Friday, September 29, 2006

Donald Davidson, "On Saying That"

Davidson points out the traditional problems caused by indirect reports of speech. On one hand, we want to retain our "semantic innocence" with regard to the sentences coming after "that" clauses--we want them to mean, and refer to the things they normally mean and refer to. They shouldn't, pace Frege, refer to their ordinary senses, for example. On the other hand, the indirect report of speech does not have the substitutional/inferential properties of the unembedded sentence itself. It won't stay true when co-referential expressions are intersubstituted, for example. So what's going on? How do we reconcile these two important, undeniable features of indirect reports of speech? Davidson's suggestion is ingenious. He suggests that indirect reports should be understood as compoundings of two distinct sentences. So when you report that "Galileo said that the Earth moves", you are actually uttering two sentences: "Galileo said that" and "The Earth moves". The second sentence retains all of its normal features. The first sentence is true just in case the two-place predicate "said" is true of Galileo and that, where "that" is a demonstrative that refers to the following sentence.

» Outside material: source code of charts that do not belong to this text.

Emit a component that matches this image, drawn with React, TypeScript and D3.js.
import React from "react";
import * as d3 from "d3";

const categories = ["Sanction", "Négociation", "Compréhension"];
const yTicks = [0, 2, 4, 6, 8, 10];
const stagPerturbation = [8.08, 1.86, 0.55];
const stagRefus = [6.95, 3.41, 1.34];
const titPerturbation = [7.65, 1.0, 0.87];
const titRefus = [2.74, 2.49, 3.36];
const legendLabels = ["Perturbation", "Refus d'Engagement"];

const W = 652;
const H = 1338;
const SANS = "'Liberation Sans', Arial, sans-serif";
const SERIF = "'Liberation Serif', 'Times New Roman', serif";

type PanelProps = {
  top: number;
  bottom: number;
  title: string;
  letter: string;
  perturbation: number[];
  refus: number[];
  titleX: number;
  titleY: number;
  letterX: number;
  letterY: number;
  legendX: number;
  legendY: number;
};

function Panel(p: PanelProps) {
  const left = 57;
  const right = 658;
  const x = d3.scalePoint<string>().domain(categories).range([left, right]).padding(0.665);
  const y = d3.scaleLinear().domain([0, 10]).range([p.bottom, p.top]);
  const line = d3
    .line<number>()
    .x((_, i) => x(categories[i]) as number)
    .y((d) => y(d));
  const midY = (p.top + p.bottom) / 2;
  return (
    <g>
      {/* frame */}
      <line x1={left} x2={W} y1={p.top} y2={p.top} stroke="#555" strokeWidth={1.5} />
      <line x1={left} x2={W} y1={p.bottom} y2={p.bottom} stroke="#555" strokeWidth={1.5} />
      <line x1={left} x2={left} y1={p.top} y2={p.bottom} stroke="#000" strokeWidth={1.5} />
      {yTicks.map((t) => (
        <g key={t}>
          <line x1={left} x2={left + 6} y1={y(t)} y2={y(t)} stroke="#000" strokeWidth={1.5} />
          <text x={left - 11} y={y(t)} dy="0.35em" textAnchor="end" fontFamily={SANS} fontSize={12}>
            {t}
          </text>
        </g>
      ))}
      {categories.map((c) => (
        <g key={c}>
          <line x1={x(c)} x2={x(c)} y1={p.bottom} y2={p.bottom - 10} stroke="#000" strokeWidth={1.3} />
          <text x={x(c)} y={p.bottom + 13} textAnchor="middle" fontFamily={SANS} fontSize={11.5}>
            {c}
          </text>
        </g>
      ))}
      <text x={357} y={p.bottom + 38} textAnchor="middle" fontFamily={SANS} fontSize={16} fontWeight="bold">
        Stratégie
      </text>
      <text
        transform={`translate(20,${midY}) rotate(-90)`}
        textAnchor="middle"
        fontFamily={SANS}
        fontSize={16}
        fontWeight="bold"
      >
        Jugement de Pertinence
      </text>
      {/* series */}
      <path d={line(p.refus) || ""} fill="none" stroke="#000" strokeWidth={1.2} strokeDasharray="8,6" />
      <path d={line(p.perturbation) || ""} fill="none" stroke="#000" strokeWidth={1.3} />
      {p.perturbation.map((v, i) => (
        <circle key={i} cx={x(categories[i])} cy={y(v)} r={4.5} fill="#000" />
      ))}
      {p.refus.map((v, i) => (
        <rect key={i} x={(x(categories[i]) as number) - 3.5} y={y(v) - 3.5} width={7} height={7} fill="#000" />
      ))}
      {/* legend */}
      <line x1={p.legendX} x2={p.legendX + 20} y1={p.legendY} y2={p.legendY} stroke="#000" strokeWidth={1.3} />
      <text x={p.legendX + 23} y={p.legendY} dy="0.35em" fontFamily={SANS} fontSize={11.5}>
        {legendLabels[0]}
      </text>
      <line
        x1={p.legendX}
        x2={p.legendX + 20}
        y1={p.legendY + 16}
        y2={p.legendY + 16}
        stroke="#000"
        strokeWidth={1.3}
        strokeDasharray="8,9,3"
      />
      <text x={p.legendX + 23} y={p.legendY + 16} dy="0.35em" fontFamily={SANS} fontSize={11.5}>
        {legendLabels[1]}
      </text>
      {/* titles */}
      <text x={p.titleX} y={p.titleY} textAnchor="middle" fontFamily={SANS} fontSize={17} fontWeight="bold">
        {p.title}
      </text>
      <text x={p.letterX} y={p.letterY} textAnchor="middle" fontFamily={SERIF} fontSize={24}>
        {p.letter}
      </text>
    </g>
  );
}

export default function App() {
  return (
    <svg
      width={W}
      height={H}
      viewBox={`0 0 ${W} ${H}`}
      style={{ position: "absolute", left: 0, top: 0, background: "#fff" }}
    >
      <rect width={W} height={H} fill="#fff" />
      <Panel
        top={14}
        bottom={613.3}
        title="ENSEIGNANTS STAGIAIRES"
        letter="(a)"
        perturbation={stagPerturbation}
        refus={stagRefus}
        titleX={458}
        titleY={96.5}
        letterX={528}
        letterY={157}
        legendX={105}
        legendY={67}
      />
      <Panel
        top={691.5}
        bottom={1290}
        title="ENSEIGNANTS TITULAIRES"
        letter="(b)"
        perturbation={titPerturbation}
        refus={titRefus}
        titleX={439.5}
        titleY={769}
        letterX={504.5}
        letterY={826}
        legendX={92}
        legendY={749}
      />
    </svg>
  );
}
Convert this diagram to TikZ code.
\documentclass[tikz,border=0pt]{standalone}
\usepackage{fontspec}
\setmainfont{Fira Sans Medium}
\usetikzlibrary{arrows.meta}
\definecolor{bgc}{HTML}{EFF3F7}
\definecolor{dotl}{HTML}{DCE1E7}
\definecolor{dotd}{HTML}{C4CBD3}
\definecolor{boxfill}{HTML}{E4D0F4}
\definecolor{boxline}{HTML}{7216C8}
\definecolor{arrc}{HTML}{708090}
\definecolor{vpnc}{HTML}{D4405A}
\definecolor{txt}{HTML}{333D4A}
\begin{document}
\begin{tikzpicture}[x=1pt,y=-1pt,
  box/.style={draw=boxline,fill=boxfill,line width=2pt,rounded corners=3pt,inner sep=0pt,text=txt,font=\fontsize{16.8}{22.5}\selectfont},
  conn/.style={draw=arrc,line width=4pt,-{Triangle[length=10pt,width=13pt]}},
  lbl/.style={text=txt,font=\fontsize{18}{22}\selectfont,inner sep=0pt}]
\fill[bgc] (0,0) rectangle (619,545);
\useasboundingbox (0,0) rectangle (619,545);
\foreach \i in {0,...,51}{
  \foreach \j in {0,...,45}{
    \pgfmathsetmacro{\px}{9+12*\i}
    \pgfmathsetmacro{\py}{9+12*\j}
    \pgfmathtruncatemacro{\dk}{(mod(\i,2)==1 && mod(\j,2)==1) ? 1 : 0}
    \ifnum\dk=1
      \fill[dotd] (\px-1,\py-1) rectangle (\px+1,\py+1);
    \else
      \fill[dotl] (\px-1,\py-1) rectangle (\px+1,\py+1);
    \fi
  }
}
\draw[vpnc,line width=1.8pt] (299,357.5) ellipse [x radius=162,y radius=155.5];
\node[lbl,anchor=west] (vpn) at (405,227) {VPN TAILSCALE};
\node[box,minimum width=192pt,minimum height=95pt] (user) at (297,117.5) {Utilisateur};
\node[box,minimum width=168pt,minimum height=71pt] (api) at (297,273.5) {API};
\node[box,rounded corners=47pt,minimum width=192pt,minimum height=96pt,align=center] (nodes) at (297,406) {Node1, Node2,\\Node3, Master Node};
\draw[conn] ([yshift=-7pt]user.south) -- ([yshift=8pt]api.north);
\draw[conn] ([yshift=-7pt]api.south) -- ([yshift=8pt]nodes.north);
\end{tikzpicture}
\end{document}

The "said" predicate is a primitive predicate, which picks out the "samesaying" relation. There is no semantic relation that makes my saying of "The Earth moves" and Galileo's correspond (not synonomy, e.g.). It is the primitive samesaying relation that does so. So it is a mistake to think that the compound sentence will reflect any of the properties of the unembedded sentence by itself--the first part ("Galileo said that") will have a truth value that varies with changes in the demonstrated object--the second sentence.